Rio Tinto operates five aluminum smelters in Canada: Four in Quebec and one in B.C.

Its BC Works smelter in Kitimat employs more than 1,000 workers. When contractors are added, it employs about 2,500 people directly and indirectly, Pécresse said. Currently, 80 per cent of the aluminum produced in B.C. goes to the U.S.

Pécresse gave assurances that the company has no plans to reduce either production or investments in its BC Works operation.

“We continue to invest in the site,” he said.

Aluminum prices have already ticked up in anticipation of tariffs, and Pécresse says he thinks American buyers are worried about major cost escalations.

“I think customers are worried in the short-term about inflation, and in the medium-term that trade flows could change, and they would have to find other sources of aluminum,” Pécresse said.
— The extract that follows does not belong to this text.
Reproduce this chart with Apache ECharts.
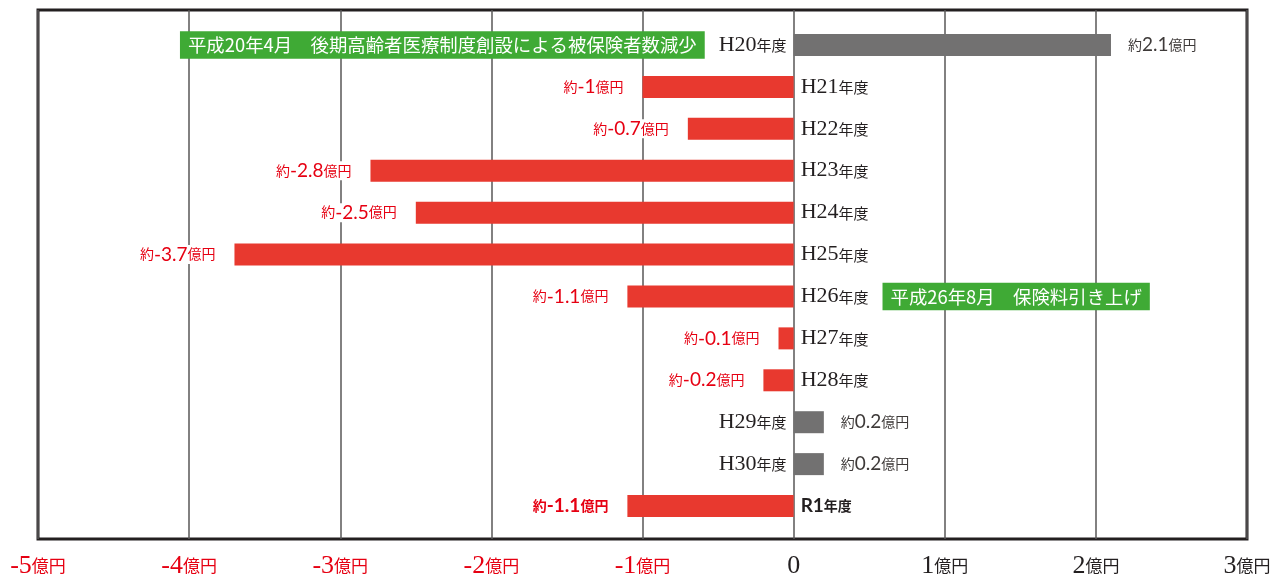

Tariffs are part of Trump’s vision to reindustrialize America, which has lost significant industrial and manufacturing capacity since the 1980s, which saw trade liberalization policies under Reagan.

U.S. aluminum production has fallen from 3.8 million tonnes in 1999 to about 700,000 tonnes today. Of the 15 aluminum smelters that once operated in the U.S., only a handful are still in operation, and some of those are running under capacity.

Alcoa Corp. is among the companies still operating smelters in the U.S., which is currently “short” four million metric tonnes of aluminum production. Of that, Canada makes up about 2.8 million metric tonnes, Alcoa CEO Bill Oplinger said at a Feb. 25 BMO Global Metals, Mining and Critical Minerals Conference.

Far from helping, though, he said tariffs will kill jobs in the U.S. aluminum sector.

“We have a view that 25-per-cent tariffs will destroy about 20,000 direct U.S. aluminum industry jobs and could result in 80,000 indirect jobs being eliminated,” he said. “We view it’s bad for the U.S.”

Trump’s beggar-thy-neighbour approach to reindustrialization may work for some industries. But investing in a smelter or even restarting an idled one is no simple task. Nine years ago, Rio Tinto completed a modernization of its Kitimat smelter—built in 1956—to the tune of $6 billion.

“You need a huge amount of money,” Pécresse said. “You need a huge amount of power, which today in the U.S. is deeply needed for other needs, like data centres, and it takes five to 10 years.”

While Canada is not the only target of Trump’s aluminum tariffs, it is more exposed than most other countries simply because it is the United States’ biggest supplier. Canadian producers may therefore need to start looking for new customers elsewhere.

“Primary producers of Canadian steel and aluminum should evaluate their sales channels to assess alternative markets where product sales would not face tariffs,” PwC recommends.

That is something Rio Tinto will be considering, Pécresse said.

“Trade flows can reorient,” he said. “At a certain point—particularly, I would say, for Kitimat—you could reorient sales from the U.S. into Europe or into Asia. We are prepared to do it, if we need to.”